__Task to complete__:
Would you transcribe the whole listing exactly, minus its pictures?

__Information supplied__:
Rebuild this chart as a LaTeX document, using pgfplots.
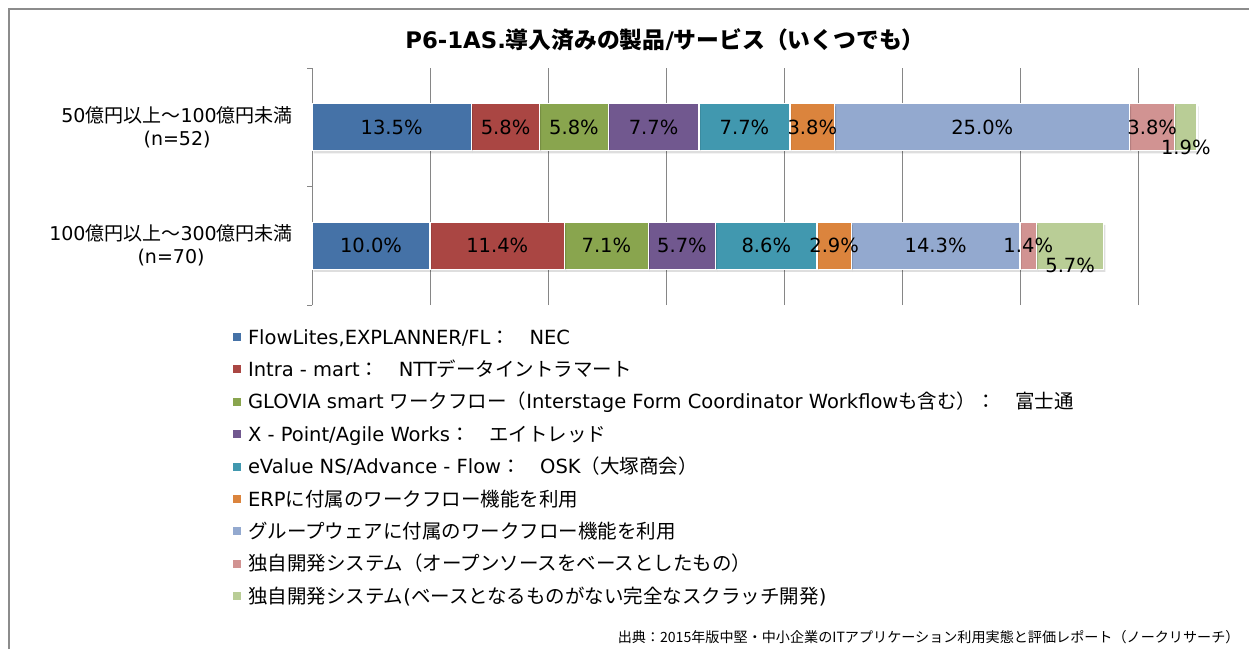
\documentclass[border=0pt]{standalone}
\usepackage{pgfplots}
\pgfplotsset{compat=1.18}
\usepackage{fontspec}
\setmainfont{DejaVu Sans}
\newfontfamily\cjk{Noto Sans CJK JP}
\newcommand\J[1]{{\cjk #1}}
\definecolor{c1}{HTML}{4572A7}
\definecolor{c2}{HTML}{AA4643}
\definecolor{c3}{HTML}{89A54E}
\definecolor{c4}{HTML}{71588F}
\definecolor{c5}{HTML}{4198AF}
\definecolor{c6}{HTML}{DB843D}
\definecolor{c7}{HTML}{93A9CF}
\definecolor{c8}{HTML}{D19392}
\definecolor{c9}{HTML}{B9CD96}
\definecolor{gridgray}{HTML}{868686}
\definecolor{framegray}{HTML}{8C8C8C}
\newcommand\lab{\fontsize{19.5pt}{23pt}\selectfont}
\newcommand\ylab{\fontsize{19pt}{23pt}\selectfont}
\tikzset{barshadow/.style={preaction={fill=black, fill opacity=0.13, draw=none, transform canvas={xshift=1.5pt, yshift=-2.5pt}}}}
\pgfplotsset{sq/.style={legend image code/.code={\fill[##1, draw=none] (0pt,-1.5pt) rectangle (8pt,6.5pt);}}}
\begin{document}
\begin{tikzpicture}[x=1pt,y=1pt]
\useasboundingbox (0,0) rectangle (1249,649);
\draw[framegray, line width=1.5pt] (9,0) -- (9,640) -- (1249,640);
\node[font=\fontsize{22.8pt}{26pt}\selectfont\bfseries] at (665,609) {P6-1AS.\J{導入済みの製品}/\J{サービス（いくつでも）}};
\node[anchor=east, font=\fontsize{14.1pt}{16pt}\selectfont] at (1243,12) {\J{出典：2015年版中堅・中小企業のITアプリケーション利用実態と評価レポート（ノークリサーチ）}};
\begin{axis}[
  at={(312pt,344pt)}, anchor=south west,
  x=11.8pt, y=118.5pt,
  xmin=0, xmax=78.5, ymin=-0.5, ymax=1.5,
  xbar stacked, bar width=47pt,
  axis lines*=left,
  axis line style={gridgray, line width=1pt, -},
  x axis line style={draw=none},
  xtick={10,20,...,70}, xticklabels={},
  xmajorgrids, grid style={gridgray, line width=1pt},
  ytick={0,1},
  yticklabels={{100\J{億円以上～}300\J{億円未満}\\(n=70)},{50\J{億円以上～}100\J{億円未満}\\(n=52)}},
  major tick length=0pt,
  extra y ticks={-0.5,0.5,1.5},
  extra y tick labels={},
  extra y tick style={major tick length=5pt, tick align=outside, tick style={gridgray, line width=1pt}},
  yticklabel style={align=center, font=\ylab, inner sep=0pt, xshift=-19pt},
  point meta=explicit symbolic,
  nodes near coords={\pgfplotspointmeta\%},
  every node near coord/.append style={anchor=center, font=\lab, text=black},
  legend style={at={(axis cs:-6.695,-0.5)}, anchor=north west, yshift=-25pt, draw=none, fill=none, inner sep=0pt, outer sep=0pt, row sep=13.4pt, column sep=7pt, font=\lab, nodes={inner sep=0pt, text height=14pt, text depth=5pt}},
  legend cell align=left,
  clip=false,
]
\addplot[forget plot, fill=c1, draw=white, line width=1.2pt, barshadow] coordinates {(13.5,1) [13.5] (10.0,0) [10.0]};
\addplot[forget plot, fill=c2, draw=white, line width=1.2pt, barshadow] coordinates {(5.8,1) [5.8] (11.4,0) [11.4]};
\addplot[forget plot, fill=c3, draw=white, line width=1.2pt, barshadow] coordinates {(5.8,1) [5.8] (7.1,0) [7.1]};
\addplot[forget plot, fill=c4, draw=white, line width=1.2pt, barshadow] coordinates {(7.7,1) [7.7] (5.7,0) [5.7]};
\addplot[forget plot, fill=c5, draw=white, line width=1.2pt, barshadow] coordinates {(7.7,1) [7.7] (8.6,0) [8.6]};
\addplot[forget plot, fill=c6, draw=white, line width=1.2pt, barshadow] coordinates {(3.8,1) [3.8] (2.9,0) [2.9]};
\addplot[forget plot, fill=c7, draw=white, line width=1.2pt, barshadow] coordinates {(25.0,1) [25.0] (14.3,0) [14.3]};
\addplot[forget plot, fill=c8, draw=white, line width=1.2pt, barshadow] coordinates {(3.8,1) [3.8] (1.4,0) [1.4]};
\addplot[forget plot, fill=c9, draw=white, line width=1.2pt, barshadow, every node near coord/.append style={yshift=-20pt}] coordinates {(1.9,1) [1.9] (5.7,0) [5.7]};
\addlegendimage{sq, fill=c1}
\addlegendentry{FlowLites,EXPLANNER/FL\J{：　}NEC}
\addlegendimage{sq, fill=c2}
\addlegendentry{Intra - mart\J{：　}NTT\J{データイントラマート}}
\addlegendimage{sq, fill=c3}
\addlegendentry{GLOVIA smart \J{ワークフロー（}Interstage Form Coordinator Workflow\J{も含む）：　富士通}}
\addlegendimage{sq, fill=c4}
\addlegendentry{X - Point/Agile Works\J{：　エイトレッド}}
\addlegendimage{sq, fill=c5}
\addlegendentry{eValue NS/Advance - Flow\J{：　}OSK\J{（大塚商会）}}
\addlegendimage{sq, fill=c6}
\addlegendentry{ERP\J{に付属のワークフロー機能を利用}}
\addlegendimage{sq, fill=c7}
\addlegendentry{\J{グループウェアに付属のワークフロー機能を利用}}
\addlegendimage{sq, fill=c8}
\addlegendentry{\J{独自開発システム（オープンソースをベースとしたもの）}}
\addlegendimage{sq, fill=c9}
\addlegendentry{\J{独自開発システム}(\J{ベースとなるものがない完全なスクラッチ開発})}
\end{axis}
\end{tikzpicture}
\end{document}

__Answer to the task__:
Rebuild this chart as a LaTeX document, using pgfplots.
\documentclass[border=0pt]{standalone}
\usepackage{pgfplots}
\pgfplotsset{compat=1.18}
\usepackage{fontspec}
\setmainfont{DejaVu Sans}
\newfontfamily\cjk{Noto Sans CJK JP}
\newcommand\J[1]{{\cjk #1}}
\definecolor{c1}{HTML}{4572A7}
\definecolor{c2}{HTML}{AA4643}
\definecolor{c3}{HTML}{89A54E}
\definecolor{c4}{HTML}{71588F}
\definecolor{c5}{HTML}{4198AF}
\definecolor{c6}{HTML}{DB843D}
\definecolor{c7}{HTML}{93A9CF}
\definecolor{c8}{HTML}{D19392}
\definecolor{c9}{HTML}{B9CD96}
\definecolor{gridgray}{HTML}{868686}
\definecolor{framegray}{HTML}{8C8C8C}
\newcommand\lab{\fontsize{19.5pt}{23pt}\selectfont}
\newcommand\ylab{\fontsize{19pt}{23pt}\selectfont}
\tikzset{barshadow/.style={preaction={fill=black, fill opacity=0.13, draw=none, transform canvas={xshift=1.5pt, yshift=-2.5pt}}}}
\pgfplotsset{sq/.style={legend image code/.code={\fill[##1, draw=none] (0pt,-1.5pt) rectangle (8pt,6.5pt);}}}
\begin{document}
\begin{tikzpicture}[x=1pt,y=1pt]
\useasboundingbox (0,0) rectangle (1249,649);
\draw[framegray, line width=1.5pt] (9,0) -- (9,640) -- (1249,640);
\node[font=\fontsize{22.8pt}{26pt}\selectfont\bfseries] at (665,609) {P6-1AS.\J{導入済みの製品}/\J{サービス（いくつでも）}};
\node[anchor=east, font=\fontsize{14.1pt}{16pt}\selectfont] at (1243,12) {\J{出典：2015年版中堅・中小企業のITアプリケーション利用実態と評価レポート（ノークリサーチ）}};
\begin{axis}[
  at={(312pt,344pt)}, anchor=south west,
  x=11.8pt, y=118.5pt,
  xmin=0, xmax=78.5, ymin=-0.5, ymax=1.5,
  xbar stacked, bar width=47pt,
  axis lines*=left,
  axis line style={gridgray, line width=1pt, -},
  x axis line style={draw=none},
  xtick={10,20,...,70}, xticklabels={},
  xmajorgrids, grid style={gridgray, line width=1pt},
  ytick={0,1},
  yticklabels={{100\J{億円以上～}300\J{億円未満}\\(n=70)},{50\J{億円以上～}100\J{億円未満}\\(n=52)}},
  major tick length=0pt,
  extra y ticks={-0.5,0.5,1.5},
  extra y tick labels={},
  extra y tick style={major tick length=5pt, tick align=outside, tick style={gridgray, line width=1pt}},
  yticklabel style={align=center, font=\ylab, inner sep=0pt, xshift=-19pt},
  point meta=explicit symbolic,
  nodes near coords={\pgfplotspointmeta\%},
  every node near coord/.append style={anchor=center, font=\lab, text=black},
  legend style={at={(axis cs:-6.695,-0.5)}, anchor=north west, yshift=-25pt, draw=none, fill=none, inner sep=0pt, outer sep=0pt, row sep=13.4pt, column sep=7pt, font=\lab, nodes={inner sep=0pt, text height=14pt, text depth=5pt}},
  legend cell align=left,
  clip=false,
]
\addplot[forget plot, fill=c1, draw=white, line width=1.2pt, barshadow] coordinates {(13.5,1) [13.5] (10.0,0) [10.0]};
\addplot[forget plot, fill=c2, draw=white, line width=1.2pt, barshadow] coordinates {(5.8,1) [5.8] (11.4,0) [11.4]};
\addplot[forget plot, fill=c3, draw=white, line width=1.2pt, barshadow] coordinates {(5.8,1) [5.8] (7.1,0) [7.1]};
\addplot[forget plot, fill=c4, draw=white, line width=1.2pt, barshadow] coordinates {(7.7,1) [7.7] (5.7,0) [5.7]};
\addplot[forget plot, fill=c5, draw=white, line width=1.2pt, barshadow] coordinates {(7.7,1) [7.7] (8.6,0) [8.6]};
\addplot[forget plot, fill=c6, draw=white, line width=1.2pt, barshadow] coordinates {(3.8,1) [3.8] (2.9,0) [2.9]};
\addplot[forget plot, fill=c7, draw=white, line width=1.2pt, barshadow] coordinates {(25.0,1) [25.0] (14.3,0) [14.3]};
\addplot[forget plot, fill=c8, draw=white, line width=1.2pt, barshadow] coordinates {(3.8,1) [3.8] (1.4,0) [1.4]};
\addplot[forget plot, fill=c9, draw=white, line width=1.2pt, barshadow, every node near coord/.append style={yshift=-20pt}] coordinates {(1.9,1) [1.9] (5.7,0) [5.7]};
\addlegendimage{sq, fill=c1}
\addlegendentry{FlowLites,EXPLANNER/FL\J{：　}NEC}
\addlegendimage{sq, fill=c2}
\addlegendentry{Intra - mart\J{：　}NTT\J{データイントラマート}}
\addlegendimage{sq, fill=c3}
\addlegendentry{GLOVIA smart \J{ワークフロー（}Interstage Form Coordinator Workflow\J{も含む）：　富士通}}
\addlegendimage{sq, fill=c4}
\addlegendentry{X - Point/Agile Works\J{：　エイトレッド}}
\addlegendimage{sq, fill=c5}
\addlegendentry{eValue NS/Advance - Flow\J{：　}OSK\J{（大塚商会）}}
\addlegendimage{sq, fill=c6}
\addlegendentry{ERP\J{に付属のワークフロー機能を利用}}
\addlegendimage{sq, fill=c7}
\addlegendentry{\J{グループウェアに付属のワークフロー機能を利用}}
\addlegendimage{sq, fill=c8}
\addlegendentry{\J{独自開発システム（オープンソースをベースとしたもの）}}
\addlegendimage{sq, fill=c9}
\addlegendentry{\J{独自開発システム}(\J{ベースとなるものがない完全なスクラッチ開発})}
\end{axis}
\end{tikzpicture}
\end{document}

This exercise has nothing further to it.